As a side note and not directly related to children getting sick, I recommend any parents watch the documentary "Fair Play" on Netflix. Just a great documentary for preparation of becoming parents and keeping the household balanced.
There are many single moms whose father of the children can't/won't help. There's a woman at my job who called off today because her son has a fever. He seems to get sick often and she stays home with him.
There are many single moms whose father of the children can't/won't help. There's a woman at my job who called off today because her son has a fever. He seems to get sick often and she stays home with him.
My son had childhood asthma. It was a nightmare in terms of sick days. My husband had a considerable amount of business travel. Obviously, he couldn't help with sick children while away.
It's scary to be on your own with a sick child. I really feel for single moms. It's terrible.
Last edited by YorktownGal; 01-22-2023 at 11:33 AM..
You use your paid leave of whatever sort. You have kids, you don't get to leave them home alone when they are sick so you can save up enough leave so you can go on a Caribbean vacation next summer. Kids have the highest priority and they get your leave time before any other use of it.
You split sick days with the child's other parent. That reduces your days off work.
If you are lucky, your partner works and you are a stay at home mom (or the other way around, you work and the kids have a stay at home dad.) Having a parent at home full time is the ideal situation and unless you have a huge salary, it often makes financial sense.
You use your paid leave of whatever sort. You have kids, you don't get to leave them home alone when they are sick so you can save up enough leave so you can go on a Caribbean vacation next summer. Kids have the highest priority and they get your leave time before any other use of it.
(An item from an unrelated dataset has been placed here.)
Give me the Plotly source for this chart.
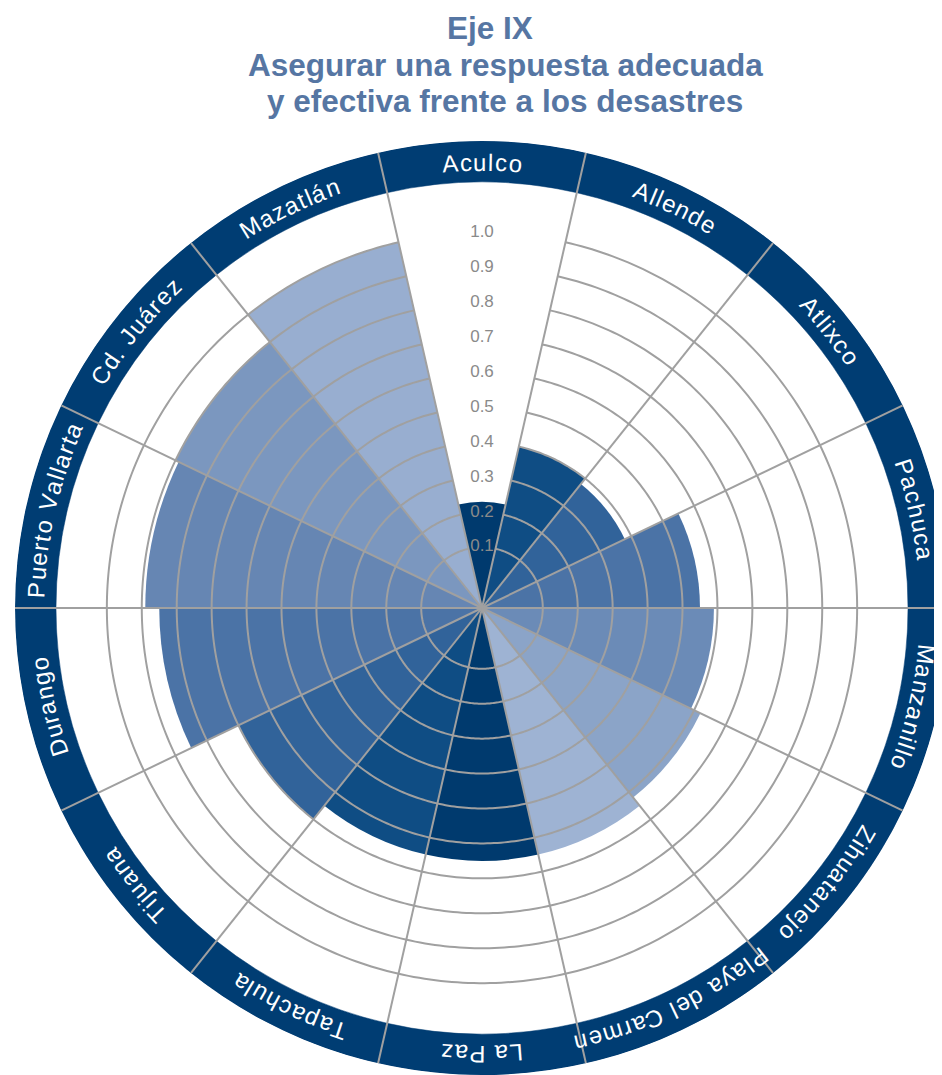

You split sick days with the child's other parent. That reduces your days off work.
If you are lucky, your partner works and you are a stay at home mom (or the other way around, you work and the kids have a stay at home dad.) Having a parent at home full time is the ideal situation and unless you have a huge salary, it often makes financial sense.
^^This. Like most other aspects of life, your priorities change when you have kids. My first few years back at work, probably every hour of PTO was used for kid-related issues. The big ones can be prepared for (school vacations, the gap weeks between school and summer camp), but rest you just deal with as it happens.
Its good to answer this with your significant other BEFORE you have kids. After my divorce, I started working full time as a teacher. My ex refused to stay home with our kids when they were sick. He claimed he couldn't. He was the CEO of his company, of course he could work from home if needed, he just didn't want to because he was a jerk.
When I worked full time and my kids were in school i always used every scrap of sick leave/personal leave/annual leave available to me, right down to the last minute. One year I missed three weeks because one daughter had the flu for a week, then the next got it for a week, then I had it for a week.
Oldest got mono in middle school and stayed home alone because all she was doing was sleeping and didn't need me for anything.